Ars has acquired several copies of the AdzPro demand letter; the only variations are the six-letter name of the shell company and the royalty demands, which range from $900 to $1,200 per employee.

(from Patent trolls want $1,000—for using scanners, Ars Technica)

Friday, 2013-01-04

The Caging of America

Filed under: Society — bblackmoor @ 22:16

More than half of all black men without a high-school diploma go to prison at some time in their lives. Mass incarceration on a scale almost unexampled in human history is a fundamental fact of our country today—perhaps the fundamental fact, as slavery was the fundamental fact of 1850. In truth, there are more black men in the grip of the criminal-justice system—in prison, on probation, or on parole—than were in slavery then. Over all, there are now more people under “correctional supervision” in America — more than six million — than were in the Gulag Archipelago under Stalin at its height. That city of the confined and the controlled, Lockuptown, is now the second largest in the United States.

(From The Caging of America, The New Yorker)

Some tragedies receive more media attention than others.

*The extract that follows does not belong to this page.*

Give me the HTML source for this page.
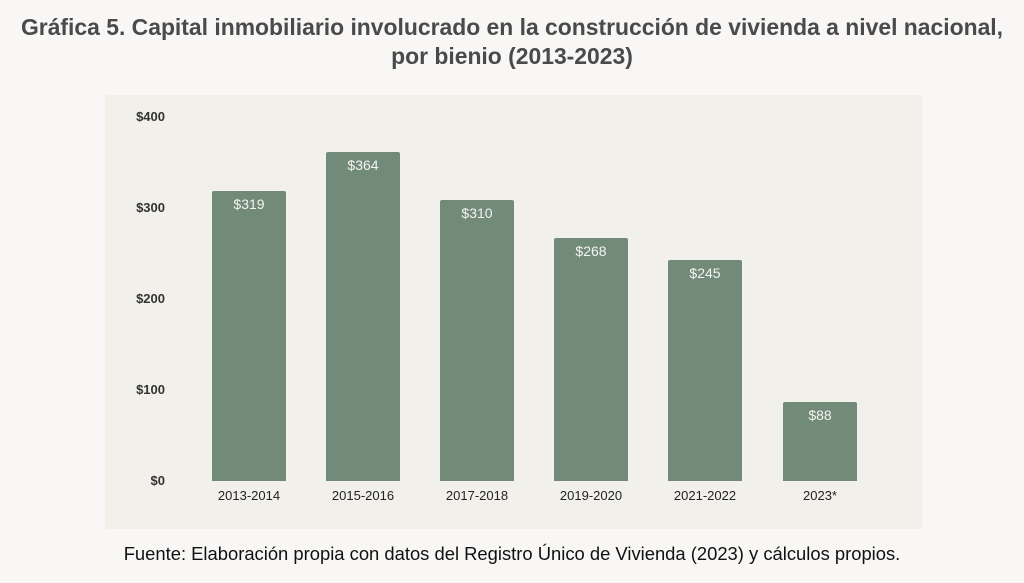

There’s a section of the article regarding the Bill Of Rights that some of my allies and adversaries in the realm of civil rights might find interesting. It’s something I would like to read more about.

…Stuntz startlingly suggests that the Bill of Rights is a terrible document with which to start a justice system — much inferior to the exactly contemporary French Declaration of the Rights of Man, which Jefferson, he points out, may have helped shape while his protégé Madison was writing ours.

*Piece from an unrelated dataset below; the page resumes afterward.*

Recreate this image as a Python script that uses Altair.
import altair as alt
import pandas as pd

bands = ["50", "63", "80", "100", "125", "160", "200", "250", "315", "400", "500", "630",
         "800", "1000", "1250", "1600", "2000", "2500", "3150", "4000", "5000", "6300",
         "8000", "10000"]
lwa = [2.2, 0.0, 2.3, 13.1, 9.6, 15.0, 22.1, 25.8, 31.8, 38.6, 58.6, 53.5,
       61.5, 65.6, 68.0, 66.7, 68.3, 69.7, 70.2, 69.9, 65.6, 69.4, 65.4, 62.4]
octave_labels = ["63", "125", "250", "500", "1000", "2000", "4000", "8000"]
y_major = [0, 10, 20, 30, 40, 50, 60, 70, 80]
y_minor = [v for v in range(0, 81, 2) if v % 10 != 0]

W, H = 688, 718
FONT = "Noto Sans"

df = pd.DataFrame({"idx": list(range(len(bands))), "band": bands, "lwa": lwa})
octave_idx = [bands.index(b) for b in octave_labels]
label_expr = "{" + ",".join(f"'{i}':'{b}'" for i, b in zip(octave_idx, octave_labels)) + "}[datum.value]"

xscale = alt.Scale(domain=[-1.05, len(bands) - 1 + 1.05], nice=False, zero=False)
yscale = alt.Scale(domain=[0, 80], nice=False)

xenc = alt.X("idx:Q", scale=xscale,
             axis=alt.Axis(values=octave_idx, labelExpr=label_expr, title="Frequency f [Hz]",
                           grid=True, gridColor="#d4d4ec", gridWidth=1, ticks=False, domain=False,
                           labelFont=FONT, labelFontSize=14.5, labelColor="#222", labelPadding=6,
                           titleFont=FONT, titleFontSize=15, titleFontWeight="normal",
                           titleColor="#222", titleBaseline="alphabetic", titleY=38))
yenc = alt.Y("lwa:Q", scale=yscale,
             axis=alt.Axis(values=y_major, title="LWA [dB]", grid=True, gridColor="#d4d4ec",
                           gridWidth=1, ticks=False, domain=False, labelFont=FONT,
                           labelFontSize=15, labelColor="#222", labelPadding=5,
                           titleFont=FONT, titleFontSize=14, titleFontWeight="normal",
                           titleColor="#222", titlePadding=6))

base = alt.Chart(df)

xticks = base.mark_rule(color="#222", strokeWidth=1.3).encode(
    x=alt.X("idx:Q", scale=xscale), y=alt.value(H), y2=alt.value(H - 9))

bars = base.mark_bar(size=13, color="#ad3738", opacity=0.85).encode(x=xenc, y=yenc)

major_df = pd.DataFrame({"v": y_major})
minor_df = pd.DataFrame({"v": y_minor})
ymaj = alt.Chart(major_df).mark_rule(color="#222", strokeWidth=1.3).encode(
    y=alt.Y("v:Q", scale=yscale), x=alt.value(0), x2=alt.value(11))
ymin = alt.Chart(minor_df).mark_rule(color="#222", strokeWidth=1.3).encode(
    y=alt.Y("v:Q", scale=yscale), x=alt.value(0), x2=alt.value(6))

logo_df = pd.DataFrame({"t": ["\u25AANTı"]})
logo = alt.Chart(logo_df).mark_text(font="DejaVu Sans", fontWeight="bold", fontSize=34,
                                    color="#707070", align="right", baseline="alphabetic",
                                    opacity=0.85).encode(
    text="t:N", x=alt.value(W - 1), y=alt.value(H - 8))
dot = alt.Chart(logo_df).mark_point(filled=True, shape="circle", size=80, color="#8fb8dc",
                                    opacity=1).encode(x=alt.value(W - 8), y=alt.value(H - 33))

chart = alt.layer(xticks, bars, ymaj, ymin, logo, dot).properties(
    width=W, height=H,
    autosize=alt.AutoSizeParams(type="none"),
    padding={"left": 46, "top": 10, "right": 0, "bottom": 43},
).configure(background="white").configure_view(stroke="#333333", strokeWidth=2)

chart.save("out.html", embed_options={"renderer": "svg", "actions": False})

The trouble with the Bill of Rights, he argues, is that it emphasizes process and procedure rather than principles. […] Instead of announcing general principles — no one should be accused of something that wasn’t a crime when he did it; cruel punishments are always wrong; the goal of justice is, above all, that justice be done — it talks procedurally. You can’t search someone without a reason; you can’t accuse him without allowing him to see the evidence; and so on. This emphasis, Stuntz thinks, has led to the current mess, where accused criminals get laboriously articulated protection against procedural errors and no protection at all against outrageous and obvious violations of simple justice.

Thursday, 2013-01-03

As if science ever accomplished anything

Filed under: Science,Society — bblackmoor @ 12:50

People who blame weapons for crime or movies for violence have no interest in criminology, any more than people blame homosexuals for hurricanes have any interest in meteorology.